━━ DATASET RECORDS ━━

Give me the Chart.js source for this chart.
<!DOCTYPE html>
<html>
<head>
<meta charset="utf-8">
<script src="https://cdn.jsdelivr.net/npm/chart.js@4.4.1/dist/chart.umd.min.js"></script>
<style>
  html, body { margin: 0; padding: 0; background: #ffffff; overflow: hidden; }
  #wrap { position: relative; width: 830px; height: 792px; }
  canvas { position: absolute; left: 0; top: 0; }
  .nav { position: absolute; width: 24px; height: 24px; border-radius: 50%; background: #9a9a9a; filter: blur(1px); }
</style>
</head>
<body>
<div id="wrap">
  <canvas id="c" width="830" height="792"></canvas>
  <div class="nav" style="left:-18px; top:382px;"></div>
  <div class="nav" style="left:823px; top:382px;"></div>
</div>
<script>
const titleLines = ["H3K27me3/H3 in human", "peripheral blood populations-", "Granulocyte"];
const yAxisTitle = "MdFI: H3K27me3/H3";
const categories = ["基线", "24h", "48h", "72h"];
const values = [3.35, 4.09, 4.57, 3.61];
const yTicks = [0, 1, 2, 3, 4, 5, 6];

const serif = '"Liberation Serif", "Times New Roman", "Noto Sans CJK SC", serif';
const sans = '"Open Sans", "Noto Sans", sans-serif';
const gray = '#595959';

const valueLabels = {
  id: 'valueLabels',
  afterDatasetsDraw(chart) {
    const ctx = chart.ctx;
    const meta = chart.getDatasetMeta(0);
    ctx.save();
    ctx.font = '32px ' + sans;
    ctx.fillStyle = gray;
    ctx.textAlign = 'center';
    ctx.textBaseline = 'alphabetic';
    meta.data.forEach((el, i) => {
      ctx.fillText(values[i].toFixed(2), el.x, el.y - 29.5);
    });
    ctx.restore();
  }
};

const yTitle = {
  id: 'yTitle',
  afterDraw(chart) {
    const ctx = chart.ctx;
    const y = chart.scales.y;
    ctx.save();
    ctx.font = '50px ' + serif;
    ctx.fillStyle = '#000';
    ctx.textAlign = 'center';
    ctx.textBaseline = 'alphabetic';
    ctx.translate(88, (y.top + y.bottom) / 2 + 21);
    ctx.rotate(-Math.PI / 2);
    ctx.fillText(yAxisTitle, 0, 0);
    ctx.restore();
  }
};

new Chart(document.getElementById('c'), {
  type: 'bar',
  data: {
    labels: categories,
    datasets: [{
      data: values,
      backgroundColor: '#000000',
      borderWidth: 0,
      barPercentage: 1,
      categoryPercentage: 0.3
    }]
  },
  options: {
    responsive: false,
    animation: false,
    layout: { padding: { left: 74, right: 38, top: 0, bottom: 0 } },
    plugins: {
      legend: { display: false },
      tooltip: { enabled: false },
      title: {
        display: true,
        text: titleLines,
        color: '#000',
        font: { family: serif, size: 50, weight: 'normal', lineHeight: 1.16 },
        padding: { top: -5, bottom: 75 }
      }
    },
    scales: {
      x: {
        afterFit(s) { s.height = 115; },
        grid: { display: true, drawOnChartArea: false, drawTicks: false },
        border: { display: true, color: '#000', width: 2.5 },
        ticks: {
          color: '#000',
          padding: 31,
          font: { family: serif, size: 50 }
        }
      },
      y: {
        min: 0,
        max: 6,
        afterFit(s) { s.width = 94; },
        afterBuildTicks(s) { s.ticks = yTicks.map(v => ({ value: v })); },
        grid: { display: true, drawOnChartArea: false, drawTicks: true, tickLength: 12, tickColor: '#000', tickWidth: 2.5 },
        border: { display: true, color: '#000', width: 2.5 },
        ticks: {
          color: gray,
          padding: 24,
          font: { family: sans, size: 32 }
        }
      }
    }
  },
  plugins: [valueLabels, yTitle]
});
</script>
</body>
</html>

━━━
━━ DATASET RECORDS ━━

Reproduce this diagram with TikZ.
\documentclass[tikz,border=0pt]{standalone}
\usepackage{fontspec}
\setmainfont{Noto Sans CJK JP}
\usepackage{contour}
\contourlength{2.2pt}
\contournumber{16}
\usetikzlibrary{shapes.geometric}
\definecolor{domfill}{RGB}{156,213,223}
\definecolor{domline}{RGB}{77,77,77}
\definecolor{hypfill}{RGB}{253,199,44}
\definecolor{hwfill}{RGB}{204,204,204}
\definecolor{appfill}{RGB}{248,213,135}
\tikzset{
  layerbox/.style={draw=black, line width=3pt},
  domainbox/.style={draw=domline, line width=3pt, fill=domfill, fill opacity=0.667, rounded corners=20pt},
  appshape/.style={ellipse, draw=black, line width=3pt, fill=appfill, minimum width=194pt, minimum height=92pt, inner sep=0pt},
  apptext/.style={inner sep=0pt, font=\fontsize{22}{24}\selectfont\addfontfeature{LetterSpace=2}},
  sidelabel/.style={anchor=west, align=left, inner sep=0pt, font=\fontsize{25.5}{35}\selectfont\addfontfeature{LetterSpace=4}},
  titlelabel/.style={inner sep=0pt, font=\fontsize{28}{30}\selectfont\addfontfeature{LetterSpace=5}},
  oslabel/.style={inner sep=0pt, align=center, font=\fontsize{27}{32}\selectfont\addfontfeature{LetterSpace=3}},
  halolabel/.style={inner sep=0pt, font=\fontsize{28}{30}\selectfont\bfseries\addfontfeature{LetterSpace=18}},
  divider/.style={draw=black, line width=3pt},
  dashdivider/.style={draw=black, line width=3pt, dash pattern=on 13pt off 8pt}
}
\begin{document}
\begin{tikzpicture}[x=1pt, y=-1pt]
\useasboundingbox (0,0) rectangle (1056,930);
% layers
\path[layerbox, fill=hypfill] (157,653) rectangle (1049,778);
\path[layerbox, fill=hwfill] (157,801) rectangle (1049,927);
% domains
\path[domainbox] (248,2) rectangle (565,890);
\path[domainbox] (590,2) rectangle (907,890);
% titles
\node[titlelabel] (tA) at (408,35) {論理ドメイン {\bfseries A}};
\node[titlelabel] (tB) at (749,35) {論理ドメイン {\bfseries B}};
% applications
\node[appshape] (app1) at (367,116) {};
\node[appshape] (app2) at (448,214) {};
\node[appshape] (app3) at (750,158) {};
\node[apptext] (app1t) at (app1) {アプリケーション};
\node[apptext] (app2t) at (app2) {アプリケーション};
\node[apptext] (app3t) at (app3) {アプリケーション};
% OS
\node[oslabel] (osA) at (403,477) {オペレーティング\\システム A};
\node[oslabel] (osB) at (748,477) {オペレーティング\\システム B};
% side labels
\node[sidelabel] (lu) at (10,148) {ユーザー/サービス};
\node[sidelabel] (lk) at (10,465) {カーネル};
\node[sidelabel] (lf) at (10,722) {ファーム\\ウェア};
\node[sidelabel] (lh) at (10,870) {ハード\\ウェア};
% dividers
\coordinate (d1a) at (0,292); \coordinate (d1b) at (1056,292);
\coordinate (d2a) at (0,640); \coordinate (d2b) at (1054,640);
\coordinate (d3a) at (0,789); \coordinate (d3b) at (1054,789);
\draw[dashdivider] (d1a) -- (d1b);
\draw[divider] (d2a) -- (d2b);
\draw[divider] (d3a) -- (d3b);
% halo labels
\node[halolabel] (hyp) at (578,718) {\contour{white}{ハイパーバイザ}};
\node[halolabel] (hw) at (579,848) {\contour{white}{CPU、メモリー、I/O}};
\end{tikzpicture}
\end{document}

━━━

-- TASK STATEMENT --
Exactly how many lines of the material contain the word "this"? Write the number alone.

-- FINISHED EXERCISE --
2